(Data segment)
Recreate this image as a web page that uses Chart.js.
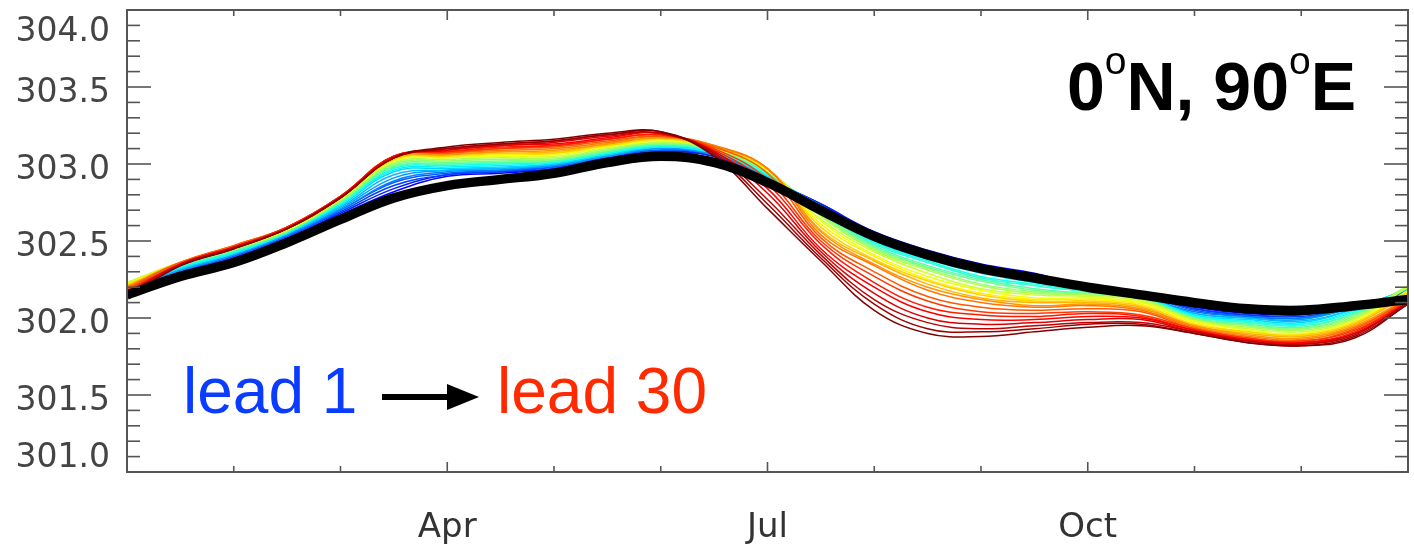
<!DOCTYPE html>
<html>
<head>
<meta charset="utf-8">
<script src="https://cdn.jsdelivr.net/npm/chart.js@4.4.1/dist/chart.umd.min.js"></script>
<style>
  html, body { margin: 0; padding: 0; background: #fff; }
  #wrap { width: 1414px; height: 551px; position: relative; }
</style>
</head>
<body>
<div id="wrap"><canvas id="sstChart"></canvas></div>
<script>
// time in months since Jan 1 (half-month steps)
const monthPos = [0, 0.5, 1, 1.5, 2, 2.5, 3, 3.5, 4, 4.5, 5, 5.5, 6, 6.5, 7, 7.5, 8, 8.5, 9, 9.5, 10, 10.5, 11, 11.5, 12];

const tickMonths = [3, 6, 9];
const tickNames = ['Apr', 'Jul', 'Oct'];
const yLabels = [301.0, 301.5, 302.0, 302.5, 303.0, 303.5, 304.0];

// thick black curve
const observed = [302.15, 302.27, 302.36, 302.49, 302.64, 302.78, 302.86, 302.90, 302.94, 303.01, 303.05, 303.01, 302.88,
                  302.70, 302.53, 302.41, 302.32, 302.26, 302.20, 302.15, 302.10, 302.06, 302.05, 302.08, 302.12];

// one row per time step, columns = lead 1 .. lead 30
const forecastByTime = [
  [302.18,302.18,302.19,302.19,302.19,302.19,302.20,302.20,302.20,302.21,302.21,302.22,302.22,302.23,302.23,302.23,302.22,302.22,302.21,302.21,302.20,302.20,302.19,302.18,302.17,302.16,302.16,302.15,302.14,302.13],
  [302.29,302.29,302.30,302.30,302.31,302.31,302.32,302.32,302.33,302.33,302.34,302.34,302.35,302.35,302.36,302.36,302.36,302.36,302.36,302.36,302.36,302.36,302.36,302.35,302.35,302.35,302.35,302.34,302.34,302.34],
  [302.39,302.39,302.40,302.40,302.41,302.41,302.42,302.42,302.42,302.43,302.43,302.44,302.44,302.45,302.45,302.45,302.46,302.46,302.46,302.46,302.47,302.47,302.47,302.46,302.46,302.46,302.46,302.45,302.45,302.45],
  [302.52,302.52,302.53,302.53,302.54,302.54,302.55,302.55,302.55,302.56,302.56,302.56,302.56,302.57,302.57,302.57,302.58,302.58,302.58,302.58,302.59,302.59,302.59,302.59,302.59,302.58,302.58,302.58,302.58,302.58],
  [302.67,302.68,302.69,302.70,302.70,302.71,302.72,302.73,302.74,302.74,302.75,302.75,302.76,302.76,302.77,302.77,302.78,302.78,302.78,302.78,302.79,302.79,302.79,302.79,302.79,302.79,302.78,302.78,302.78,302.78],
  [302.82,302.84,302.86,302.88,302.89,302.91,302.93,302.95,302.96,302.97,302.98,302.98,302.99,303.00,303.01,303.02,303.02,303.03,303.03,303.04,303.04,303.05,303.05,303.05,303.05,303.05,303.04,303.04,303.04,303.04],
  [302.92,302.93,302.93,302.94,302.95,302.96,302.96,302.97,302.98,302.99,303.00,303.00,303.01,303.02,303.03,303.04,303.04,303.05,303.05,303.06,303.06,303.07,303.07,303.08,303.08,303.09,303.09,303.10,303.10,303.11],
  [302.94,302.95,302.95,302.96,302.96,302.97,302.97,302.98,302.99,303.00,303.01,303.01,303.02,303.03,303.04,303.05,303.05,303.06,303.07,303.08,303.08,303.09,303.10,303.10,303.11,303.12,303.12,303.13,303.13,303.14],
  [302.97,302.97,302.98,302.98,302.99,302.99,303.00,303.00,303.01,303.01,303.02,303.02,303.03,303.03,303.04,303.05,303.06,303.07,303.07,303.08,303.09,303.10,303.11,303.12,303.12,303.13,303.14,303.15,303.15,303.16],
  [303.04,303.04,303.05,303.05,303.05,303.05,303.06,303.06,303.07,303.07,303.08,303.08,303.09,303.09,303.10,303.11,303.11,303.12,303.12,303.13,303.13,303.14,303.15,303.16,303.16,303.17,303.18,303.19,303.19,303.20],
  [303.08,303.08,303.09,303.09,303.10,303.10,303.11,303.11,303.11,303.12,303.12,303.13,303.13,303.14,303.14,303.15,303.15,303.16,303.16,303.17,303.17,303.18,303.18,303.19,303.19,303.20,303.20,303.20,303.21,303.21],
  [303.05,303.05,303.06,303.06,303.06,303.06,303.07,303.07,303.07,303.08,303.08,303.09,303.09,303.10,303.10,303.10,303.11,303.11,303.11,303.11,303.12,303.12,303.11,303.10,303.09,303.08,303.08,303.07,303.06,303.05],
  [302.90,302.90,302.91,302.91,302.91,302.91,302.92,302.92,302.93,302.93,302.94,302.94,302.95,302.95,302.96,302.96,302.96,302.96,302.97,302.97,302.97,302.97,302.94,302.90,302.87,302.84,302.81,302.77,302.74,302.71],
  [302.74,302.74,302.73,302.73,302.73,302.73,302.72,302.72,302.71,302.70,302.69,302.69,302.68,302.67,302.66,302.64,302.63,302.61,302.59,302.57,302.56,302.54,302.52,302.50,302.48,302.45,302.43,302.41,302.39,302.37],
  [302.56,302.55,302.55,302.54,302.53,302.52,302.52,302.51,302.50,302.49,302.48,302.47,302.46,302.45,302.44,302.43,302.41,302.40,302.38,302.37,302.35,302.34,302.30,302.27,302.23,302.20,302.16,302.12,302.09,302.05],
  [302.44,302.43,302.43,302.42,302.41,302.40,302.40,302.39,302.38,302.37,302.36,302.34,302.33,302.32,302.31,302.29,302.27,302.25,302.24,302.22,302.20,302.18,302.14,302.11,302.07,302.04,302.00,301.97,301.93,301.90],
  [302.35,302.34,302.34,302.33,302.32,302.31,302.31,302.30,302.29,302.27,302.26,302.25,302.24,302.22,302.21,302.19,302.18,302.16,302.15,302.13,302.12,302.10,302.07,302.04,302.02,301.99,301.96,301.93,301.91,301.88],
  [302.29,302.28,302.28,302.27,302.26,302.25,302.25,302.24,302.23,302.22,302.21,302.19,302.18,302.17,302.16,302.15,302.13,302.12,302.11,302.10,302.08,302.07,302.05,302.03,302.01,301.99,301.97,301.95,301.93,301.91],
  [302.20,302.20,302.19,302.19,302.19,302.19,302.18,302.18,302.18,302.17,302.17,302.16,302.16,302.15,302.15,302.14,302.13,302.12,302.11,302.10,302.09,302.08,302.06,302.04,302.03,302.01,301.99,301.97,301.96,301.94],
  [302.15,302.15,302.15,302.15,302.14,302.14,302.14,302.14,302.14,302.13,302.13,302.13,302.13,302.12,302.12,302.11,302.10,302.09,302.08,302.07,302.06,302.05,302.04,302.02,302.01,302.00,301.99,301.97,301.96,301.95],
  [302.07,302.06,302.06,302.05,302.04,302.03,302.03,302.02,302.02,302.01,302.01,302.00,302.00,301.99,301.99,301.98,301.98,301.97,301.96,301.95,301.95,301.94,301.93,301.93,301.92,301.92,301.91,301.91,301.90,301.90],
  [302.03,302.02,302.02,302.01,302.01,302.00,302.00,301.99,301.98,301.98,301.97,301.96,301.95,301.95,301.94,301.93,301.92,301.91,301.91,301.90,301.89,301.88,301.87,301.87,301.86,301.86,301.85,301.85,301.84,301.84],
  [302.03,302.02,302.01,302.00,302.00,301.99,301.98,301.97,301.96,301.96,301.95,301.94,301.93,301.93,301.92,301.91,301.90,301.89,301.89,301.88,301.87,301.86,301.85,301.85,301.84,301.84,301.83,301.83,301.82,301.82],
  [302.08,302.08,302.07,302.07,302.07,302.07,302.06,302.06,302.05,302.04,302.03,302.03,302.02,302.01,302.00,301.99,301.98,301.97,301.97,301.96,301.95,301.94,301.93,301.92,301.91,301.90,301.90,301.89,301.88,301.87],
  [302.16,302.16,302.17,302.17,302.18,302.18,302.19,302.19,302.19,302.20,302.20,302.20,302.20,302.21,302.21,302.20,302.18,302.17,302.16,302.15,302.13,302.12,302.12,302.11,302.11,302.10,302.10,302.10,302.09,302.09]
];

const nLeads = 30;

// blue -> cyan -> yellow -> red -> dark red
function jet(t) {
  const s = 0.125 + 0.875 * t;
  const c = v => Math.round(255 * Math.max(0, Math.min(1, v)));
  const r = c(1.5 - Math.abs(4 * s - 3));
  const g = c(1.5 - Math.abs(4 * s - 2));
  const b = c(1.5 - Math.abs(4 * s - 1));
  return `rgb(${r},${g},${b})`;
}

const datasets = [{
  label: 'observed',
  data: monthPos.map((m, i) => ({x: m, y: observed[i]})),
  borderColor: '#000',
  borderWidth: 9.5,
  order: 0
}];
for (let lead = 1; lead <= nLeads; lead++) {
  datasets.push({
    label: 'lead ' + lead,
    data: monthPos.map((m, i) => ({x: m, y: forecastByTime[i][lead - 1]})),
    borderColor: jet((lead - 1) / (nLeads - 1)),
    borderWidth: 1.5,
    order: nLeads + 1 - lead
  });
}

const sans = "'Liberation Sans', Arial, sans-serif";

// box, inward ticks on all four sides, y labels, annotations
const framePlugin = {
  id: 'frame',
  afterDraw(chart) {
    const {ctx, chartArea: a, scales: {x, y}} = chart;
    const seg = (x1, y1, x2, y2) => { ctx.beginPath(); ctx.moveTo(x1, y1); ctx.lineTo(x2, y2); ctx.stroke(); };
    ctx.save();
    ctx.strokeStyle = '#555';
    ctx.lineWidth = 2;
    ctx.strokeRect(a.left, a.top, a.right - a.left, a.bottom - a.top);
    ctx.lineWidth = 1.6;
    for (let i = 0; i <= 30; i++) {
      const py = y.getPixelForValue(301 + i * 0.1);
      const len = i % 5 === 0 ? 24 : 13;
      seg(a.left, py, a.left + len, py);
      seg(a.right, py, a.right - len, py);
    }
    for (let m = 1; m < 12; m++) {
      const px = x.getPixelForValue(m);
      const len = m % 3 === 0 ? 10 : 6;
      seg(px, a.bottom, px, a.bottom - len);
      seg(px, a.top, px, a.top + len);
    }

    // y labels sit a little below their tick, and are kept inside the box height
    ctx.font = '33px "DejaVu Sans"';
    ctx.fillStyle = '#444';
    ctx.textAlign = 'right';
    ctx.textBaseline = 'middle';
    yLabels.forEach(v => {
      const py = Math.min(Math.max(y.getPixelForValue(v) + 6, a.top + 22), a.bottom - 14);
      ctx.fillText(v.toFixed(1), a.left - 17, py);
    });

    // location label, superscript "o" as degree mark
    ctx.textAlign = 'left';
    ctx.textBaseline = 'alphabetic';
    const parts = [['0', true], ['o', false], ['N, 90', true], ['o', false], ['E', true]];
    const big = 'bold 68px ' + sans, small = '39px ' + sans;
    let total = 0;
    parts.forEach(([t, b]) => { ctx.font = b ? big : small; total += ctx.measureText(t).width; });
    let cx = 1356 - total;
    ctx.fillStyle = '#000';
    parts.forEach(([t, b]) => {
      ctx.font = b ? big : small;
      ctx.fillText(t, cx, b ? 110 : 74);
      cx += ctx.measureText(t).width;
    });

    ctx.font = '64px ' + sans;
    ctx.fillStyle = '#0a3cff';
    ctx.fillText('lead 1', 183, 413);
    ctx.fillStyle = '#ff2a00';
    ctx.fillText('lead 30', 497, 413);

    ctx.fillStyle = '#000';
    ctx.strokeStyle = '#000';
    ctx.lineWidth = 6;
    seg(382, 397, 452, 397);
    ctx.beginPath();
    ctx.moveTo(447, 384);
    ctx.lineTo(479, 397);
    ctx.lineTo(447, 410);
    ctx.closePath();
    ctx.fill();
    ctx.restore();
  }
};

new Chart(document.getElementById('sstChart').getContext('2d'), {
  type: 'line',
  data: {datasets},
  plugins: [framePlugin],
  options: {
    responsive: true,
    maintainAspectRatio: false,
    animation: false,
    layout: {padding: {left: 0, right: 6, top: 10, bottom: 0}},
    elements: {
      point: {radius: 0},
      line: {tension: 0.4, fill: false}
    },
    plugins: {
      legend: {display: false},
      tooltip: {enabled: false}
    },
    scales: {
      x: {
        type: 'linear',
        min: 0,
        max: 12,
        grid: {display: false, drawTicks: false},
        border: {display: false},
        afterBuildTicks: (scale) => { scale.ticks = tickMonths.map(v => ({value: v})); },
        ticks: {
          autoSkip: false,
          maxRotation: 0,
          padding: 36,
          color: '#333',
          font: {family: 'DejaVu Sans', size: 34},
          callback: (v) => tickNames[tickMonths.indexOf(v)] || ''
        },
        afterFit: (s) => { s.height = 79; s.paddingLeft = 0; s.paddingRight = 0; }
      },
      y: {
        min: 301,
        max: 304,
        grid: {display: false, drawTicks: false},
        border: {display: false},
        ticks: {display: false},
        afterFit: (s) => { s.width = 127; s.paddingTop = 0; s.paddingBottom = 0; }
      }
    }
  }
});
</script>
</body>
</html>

(Your instructions) Write out exactly the lines between the start of the data and the line with "302.05, 302.08, 302.12];", including both, but none of the pictures.

(Correct response)
Recreate this image as a web page that uses Chart.js.
<!DOCTYPE html>
<html>
<head>
<meta charset="utf-8">
<script src="https://cdn.jsdelivr.net/npm/chart.js@4.4.1/dist/chart.umd.min.js"></script>
<style>
  html, body { margin: 0; padding: 0; background: #fff; }
  #wrap { width: 1414px; height: 551px; position: relative; }
</style>
</head>
<body>
<div id="wrap"><canvas id="sstChart"></canvas></div>
<script>
// time in months since Jan 1 (half-month steps)
const monthPos = [0, 0.5, 1, 1.5, 2, 2.5, 3, 3.5, 4, 4.5, 5, 5.5, 6, 6.5, 7, 7.5, 8, 8.5, 9, 9.5, 10, 10.5, 11, 11.5, 12];

const tickMonths = [3, 6, 9];
const tickNames = ['Apr', 'Jul', 'Oct'];
const yLabels = [301.0, 301.5, 302.0, 302.5, 303.0, 303.5, 304.0];

// thick black curve
const observed = [302.15, 302.27, 302.36, 302.49, 302.64, 302.78, 302.86, 302.90, 302.94, 303.01, 303.05, 303.01, 302.88,
                  302.70, 302.53, 302.41, 302.32, 302.26, 302.20, 302.15, 302.10, 302.06, 302.05, 302.08, 302.12];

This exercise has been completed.